Estes diletantes morais falam o tempo todo em contar a nossa história não mais
no registro dos vencedores. Contudo, não reconhecem no futebol um elemento
possível de driblar a história dos vencedores, posto não enxergarem que no
futebol se funda uma rede de afinidades diferentes, pois sendo esporte, há uma
determinação lúdica. Uma determinação que não se perdeu mesmo com a gourmetização dos
estádios e a prevalência do modelo de torcedor-consumidor expresso na concepção
de sócio-torcedor.
Essa determinação
lúdica é capaz de constituir um certo sentimento de orgulho, ainda que não
elaborado conscientemente. Um sentimento talvez nostálgico: da admiração e
respeito que sempre esperamos ter, mas que se choca com nossas antigas e novas
mazelas político-sociais. Contudo, por ser lúdico, não estamos mais na
artificialidade do discurso oficial que tenta dar à realidade nacional aquilo
que ela não possui. Sendo lúdico, temos consciência que é jogo: mas se é assim
no jogo, porque não na completude da vida?
Por estarmos na
esfera do lúdico esportivo, não se opera diretamente com a noção de estado-nação.
Ora, se operássemos com essa noção, teríamos justamente uma reafirmação da
história dos vencedores: branca, elitista e de apagamento do elemento popular.
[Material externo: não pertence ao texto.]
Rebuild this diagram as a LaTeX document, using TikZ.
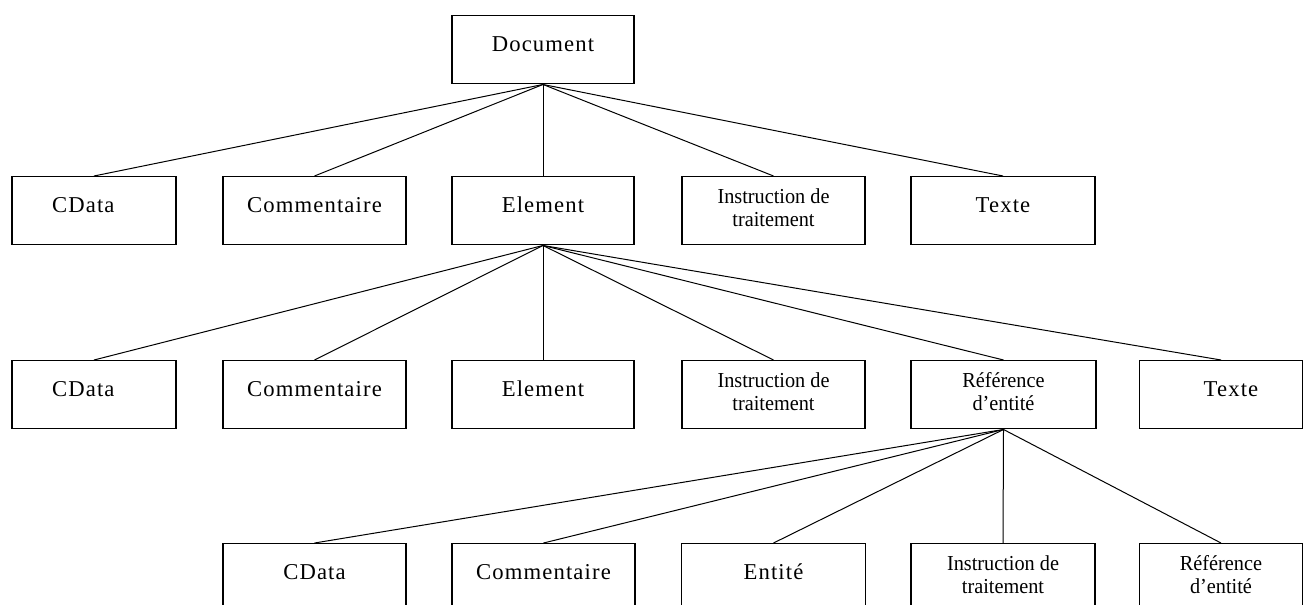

Contudo, os elementos de um mundo nacional-popular insistem em
ser protagonistas. Se impõem, sem pedir licença aos conceitos que tentam se
antecipar ao coletivo.
Em qual país as
pessoas protestam politicamente com a camisa da sua seleção de futebol? Se as
nossas elites reacionárias o fazem hoje, é porque se deram conta da capacidade
agregadora do símbolo; e, desde 2013 tentam roubá-lo na mão grande. Esses que
hoje erroneamente são tidos por loucos, têm plena consciência que é um roubo
cínico de algo que não foi construído pela classe de que fazem parte. Por isso,
agora tentam dissociar o uniforme da seleção daquilo que ele é desde sua
origem: um símbolo esportivo.
Há, contudo, no
futebol e nas diversas práticas que lhe são solidárias (a gestualidade do
torcer, por exemplo) um modo de contar nossa própria história que não é
passível de captura completa pelas elites, mas que uma certa classe intelectual
à esquerda prefere não enxergar, pois se quer a si mesma como única
protagonista.
É preciso que esta
classe não faça do torcer e das atividades lúdicas populares um interesse
passageiro, assentado apenas nos gols de Richarlison, mas que seja capaz de
repensar a si mesma e enxergar as crateras que cava entre si e o nacional-popular.
Um passe na medida, como o que se faz a um bom centroavante, seria não apenas
prestar atenção no mundo do futebol em tempos de Copa, mas estar nele sempre. É
preciso torcer, e torcendo mudar o país.